When it comes to creating our website, we often first worry about content. What images do we need to put to make it look appealing, how big should the text be? Those are important but you should definitely also consider context – which is just as important, if not more so than the content. There are lots of cautionary tales from eCommerce where the website itself is beautifully optimized for mobile, but the checkout process isn’t. Given that many people now purchase online, you’ve just made potential customers much more likely to abandon their cart and head somewhere else.
So why is context important?
Context can make it easier for your users
Just like our eCommerce example, knowing the context helps you create experiences for your customers that are congruent with not just their device, but also where they might be coming from. For example, if you have an affiliate program, you can be sure that customers coming from partners are at least looking for information to a specific product, and thus be planning the user journey for it.
Being aware of the user’s context can build trust
Knowing which sites your user is coming from can also be sued to build trust.
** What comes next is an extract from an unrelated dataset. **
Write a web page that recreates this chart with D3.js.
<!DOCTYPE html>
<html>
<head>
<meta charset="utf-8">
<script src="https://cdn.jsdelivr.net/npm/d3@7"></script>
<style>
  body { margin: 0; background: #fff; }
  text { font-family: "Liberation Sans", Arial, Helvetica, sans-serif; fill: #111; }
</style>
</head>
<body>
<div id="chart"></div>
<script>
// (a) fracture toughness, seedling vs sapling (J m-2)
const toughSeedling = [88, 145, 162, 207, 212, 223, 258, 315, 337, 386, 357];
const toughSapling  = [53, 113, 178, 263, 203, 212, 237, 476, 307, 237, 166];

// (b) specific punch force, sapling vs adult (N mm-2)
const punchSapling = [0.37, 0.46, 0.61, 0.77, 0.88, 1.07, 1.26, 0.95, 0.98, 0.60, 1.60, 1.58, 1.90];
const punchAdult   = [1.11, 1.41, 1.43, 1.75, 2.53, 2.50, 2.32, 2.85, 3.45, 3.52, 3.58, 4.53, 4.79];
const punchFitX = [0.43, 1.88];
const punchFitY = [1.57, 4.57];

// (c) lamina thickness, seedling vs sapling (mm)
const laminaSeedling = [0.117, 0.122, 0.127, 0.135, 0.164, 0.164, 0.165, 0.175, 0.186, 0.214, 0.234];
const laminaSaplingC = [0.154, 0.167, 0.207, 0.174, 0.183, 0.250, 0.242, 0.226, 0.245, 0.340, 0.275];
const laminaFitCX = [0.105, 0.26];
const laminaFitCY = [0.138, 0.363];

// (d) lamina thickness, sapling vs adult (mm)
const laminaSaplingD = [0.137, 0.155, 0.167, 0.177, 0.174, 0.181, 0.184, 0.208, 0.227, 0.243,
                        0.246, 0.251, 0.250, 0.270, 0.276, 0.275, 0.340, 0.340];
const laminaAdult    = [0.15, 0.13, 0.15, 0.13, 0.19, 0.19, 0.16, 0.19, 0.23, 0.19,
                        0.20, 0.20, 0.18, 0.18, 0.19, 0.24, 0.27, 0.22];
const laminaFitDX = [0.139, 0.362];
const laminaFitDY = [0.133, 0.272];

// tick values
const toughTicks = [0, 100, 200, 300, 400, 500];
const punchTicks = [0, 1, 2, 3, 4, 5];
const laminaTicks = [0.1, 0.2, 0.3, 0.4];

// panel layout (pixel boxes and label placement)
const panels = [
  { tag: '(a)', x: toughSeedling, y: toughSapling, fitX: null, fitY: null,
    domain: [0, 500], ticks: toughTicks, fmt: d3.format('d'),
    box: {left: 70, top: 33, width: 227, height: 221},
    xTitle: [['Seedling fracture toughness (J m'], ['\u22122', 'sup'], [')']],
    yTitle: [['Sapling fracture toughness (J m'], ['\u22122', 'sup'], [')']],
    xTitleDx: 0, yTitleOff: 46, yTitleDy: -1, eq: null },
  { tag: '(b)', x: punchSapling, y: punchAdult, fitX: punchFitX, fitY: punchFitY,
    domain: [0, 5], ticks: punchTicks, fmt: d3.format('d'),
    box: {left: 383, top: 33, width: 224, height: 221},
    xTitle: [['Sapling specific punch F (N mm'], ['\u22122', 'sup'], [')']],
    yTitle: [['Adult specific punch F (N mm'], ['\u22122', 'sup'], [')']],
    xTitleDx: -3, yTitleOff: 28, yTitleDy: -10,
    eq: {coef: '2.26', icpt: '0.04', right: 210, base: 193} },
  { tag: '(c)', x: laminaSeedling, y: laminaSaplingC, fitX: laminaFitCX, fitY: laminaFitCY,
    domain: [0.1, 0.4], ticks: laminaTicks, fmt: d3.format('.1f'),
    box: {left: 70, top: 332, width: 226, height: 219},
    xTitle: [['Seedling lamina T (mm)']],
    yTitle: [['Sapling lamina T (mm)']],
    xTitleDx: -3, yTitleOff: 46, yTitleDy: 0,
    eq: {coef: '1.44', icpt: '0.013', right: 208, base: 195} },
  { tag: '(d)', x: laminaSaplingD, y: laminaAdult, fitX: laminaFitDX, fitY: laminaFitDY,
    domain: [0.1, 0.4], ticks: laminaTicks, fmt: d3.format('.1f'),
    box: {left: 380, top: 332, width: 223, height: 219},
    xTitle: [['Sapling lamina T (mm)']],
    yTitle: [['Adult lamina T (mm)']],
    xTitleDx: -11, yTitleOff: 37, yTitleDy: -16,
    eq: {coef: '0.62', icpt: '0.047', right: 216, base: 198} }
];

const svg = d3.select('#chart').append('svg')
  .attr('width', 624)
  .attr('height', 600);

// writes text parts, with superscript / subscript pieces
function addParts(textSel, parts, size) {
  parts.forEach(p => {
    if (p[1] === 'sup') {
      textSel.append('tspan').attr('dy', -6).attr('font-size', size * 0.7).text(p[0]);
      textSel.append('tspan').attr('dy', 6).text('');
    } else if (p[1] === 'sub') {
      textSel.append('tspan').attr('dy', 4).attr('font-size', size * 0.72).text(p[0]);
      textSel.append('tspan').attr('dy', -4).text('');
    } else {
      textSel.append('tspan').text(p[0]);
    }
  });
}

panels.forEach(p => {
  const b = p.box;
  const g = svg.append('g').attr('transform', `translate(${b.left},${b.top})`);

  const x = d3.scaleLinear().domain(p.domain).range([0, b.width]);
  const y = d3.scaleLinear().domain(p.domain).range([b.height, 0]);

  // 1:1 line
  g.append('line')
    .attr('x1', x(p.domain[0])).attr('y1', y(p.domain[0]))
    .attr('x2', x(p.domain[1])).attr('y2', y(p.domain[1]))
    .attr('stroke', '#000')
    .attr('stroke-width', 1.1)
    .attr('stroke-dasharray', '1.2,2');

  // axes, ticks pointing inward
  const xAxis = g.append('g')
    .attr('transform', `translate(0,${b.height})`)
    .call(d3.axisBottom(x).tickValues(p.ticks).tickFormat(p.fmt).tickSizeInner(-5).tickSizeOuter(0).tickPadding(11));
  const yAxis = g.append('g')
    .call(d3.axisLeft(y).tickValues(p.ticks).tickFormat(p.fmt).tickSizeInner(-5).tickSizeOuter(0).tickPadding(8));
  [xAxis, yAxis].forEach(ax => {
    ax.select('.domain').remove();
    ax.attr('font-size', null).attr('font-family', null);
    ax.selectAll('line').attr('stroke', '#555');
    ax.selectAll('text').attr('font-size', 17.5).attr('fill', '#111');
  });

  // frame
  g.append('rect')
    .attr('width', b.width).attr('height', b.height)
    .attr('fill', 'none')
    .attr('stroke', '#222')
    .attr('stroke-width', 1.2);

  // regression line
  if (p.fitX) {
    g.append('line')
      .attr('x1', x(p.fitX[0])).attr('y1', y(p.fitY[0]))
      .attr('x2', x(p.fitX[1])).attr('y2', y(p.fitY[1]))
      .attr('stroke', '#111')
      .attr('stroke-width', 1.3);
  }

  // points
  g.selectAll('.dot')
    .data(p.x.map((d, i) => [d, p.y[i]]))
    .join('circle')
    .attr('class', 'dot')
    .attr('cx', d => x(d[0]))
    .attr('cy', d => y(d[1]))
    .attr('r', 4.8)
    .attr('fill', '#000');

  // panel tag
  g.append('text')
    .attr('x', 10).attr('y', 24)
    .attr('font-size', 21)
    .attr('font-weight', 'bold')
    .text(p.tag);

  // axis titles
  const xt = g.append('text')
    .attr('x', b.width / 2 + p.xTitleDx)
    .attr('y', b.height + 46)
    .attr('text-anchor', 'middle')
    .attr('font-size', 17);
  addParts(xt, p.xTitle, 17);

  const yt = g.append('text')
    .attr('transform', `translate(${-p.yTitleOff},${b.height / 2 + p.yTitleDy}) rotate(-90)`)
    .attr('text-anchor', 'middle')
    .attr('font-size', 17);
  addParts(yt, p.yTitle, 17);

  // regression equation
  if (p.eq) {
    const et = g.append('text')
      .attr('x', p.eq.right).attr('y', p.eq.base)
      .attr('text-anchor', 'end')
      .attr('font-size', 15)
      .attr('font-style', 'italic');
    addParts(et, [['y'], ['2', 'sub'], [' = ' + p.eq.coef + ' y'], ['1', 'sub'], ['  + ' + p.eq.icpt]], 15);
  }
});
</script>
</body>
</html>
For example, if you know that a disproportionate are also avid readers of a certain review site, calling out a good review that particular site gave your product would be really helpful in creating trust.
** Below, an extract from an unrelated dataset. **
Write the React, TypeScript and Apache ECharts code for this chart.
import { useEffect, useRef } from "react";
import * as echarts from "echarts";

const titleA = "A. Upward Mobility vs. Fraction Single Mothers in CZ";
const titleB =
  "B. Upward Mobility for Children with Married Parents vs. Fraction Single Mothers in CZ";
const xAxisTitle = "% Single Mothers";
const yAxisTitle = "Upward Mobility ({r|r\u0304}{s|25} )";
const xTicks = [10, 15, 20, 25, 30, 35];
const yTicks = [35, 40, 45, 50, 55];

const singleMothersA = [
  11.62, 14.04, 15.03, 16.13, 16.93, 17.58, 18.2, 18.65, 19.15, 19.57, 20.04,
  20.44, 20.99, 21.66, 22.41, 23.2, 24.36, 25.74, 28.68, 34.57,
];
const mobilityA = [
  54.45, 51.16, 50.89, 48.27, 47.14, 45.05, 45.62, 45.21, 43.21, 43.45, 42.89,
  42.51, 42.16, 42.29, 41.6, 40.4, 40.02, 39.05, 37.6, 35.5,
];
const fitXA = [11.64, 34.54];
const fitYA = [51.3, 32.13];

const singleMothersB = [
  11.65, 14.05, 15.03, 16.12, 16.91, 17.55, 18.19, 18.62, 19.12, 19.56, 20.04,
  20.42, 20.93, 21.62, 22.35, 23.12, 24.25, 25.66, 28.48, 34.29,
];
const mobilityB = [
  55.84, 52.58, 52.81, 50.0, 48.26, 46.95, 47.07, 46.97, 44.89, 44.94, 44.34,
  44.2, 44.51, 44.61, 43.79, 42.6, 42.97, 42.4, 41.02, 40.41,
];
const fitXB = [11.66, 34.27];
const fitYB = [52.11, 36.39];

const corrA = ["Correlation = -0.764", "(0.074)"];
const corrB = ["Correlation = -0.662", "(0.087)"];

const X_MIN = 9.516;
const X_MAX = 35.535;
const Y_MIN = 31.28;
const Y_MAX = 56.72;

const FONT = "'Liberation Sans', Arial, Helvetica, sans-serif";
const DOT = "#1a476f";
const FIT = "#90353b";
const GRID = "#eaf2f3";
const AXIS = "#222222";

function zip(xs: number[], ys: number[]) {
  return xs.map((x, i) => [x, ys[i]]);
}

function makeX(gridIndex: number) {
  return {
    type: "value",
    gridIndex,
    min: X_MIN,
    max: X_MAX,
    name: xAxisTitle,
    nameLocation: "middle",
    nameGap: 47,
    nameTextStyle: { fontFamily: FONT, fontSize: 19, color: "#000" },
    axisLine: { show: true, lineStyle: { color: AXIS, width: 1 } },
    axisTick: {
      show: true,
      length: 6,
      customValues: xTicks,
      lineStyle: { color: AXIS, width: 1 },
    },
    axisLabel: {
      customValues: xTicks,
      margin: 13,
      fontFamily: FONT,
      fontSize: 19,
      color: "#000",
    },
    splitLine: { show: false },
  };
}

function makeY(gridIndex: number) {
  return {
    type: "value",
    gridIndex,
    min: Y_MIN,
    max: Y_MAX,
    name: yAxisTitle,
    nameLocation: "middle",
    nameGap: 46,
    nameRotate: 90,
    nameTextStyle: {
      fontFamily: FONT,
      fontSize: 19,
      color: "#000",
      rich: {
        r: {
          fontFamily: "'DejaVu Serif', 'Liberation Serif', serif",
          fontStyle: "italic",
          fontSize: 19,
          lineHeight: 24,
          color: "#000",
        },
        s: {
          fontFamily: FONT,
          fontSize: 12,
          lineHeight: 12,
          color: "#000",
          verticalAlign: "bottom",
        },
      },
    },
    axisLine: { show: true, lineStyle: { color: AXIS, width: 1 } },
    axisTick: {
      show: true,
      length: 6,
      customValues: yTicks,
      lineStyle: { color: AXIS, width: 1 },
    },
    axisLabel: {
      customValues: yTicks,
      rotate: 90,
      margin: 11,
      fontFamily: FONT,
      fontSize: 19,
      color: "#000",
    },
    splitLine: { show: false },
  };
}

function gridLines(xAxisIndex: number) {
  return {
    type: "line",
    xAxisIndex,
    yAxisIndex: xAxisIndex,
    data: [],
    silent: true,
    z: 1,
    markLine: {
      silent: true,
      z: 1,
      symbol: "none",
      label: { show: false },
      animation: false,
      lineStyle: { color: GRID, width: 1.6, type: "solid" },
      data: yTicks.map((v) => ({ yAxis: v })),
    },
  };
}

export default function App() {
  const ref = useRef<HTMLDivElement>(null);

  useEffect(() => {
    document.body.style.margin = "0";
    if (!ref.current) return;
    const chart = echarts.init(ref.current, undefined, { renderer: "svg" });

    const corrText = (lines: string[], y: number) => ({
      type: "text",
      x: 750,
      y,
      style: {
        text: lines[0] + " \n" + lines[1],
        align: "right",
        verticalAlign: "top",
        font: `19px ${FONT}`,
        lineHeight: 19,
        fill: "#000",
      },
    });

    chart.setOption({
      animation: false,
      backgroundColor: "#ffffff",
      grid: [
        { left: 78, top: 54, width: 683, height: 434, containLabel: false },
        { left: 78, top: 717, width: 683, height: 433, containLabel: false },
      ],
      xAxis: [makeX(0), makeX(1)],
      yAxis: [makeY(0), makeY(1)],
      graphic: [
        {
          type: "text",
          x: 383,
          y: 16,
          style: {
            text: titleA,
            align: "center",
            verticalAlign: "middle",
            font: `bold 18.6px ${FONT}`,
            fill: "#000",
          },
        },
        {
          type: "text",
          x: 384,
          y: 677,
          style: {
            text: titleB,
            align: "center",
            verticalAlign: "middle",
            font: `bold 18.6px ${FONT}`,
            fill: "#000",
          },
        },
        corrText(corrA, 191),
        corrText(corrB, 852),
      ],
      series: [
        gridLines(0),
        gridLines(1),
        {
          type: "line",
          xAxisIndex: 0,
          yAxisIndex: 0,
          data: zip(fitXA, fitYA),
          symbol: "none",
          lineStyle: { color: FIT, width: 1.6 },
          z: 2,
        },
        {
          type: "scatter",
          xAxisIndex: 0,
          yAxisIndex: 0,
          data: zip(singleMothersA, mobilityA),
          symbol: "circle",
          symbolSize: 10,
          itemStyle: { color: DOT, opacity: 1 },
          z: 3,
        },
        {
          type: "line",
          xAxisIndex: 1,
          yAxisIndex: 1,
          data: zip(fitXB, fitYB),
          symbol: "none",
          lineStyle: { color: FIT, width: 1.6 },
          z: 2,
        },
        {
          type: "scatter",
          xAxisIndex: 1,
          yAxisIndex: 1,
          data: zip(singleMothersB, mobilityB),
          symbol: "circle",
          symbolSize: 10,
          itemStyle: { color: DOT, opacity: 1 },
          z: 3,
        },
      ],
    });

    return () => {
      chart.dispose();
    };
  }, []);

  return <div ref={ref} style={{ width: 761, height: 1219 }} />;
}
Context lets you give customers the right information at the right time
Let’s go back to the affiliate program example. Customers coming from a partner are likely looking into purchasing your product, and not find out more about your company’s vision. Your landing page should thus reflect as much, with a reduced navigation set, leading them to the next step and edging them closer to purchase. Similarly, if you’re a restaurant, and someone is on your menu page, perhaps there should be easy options for them to order some food for delivery, or to reserve a table.
Hopefully, with these examples, you can see why context is so important when it comes to web design.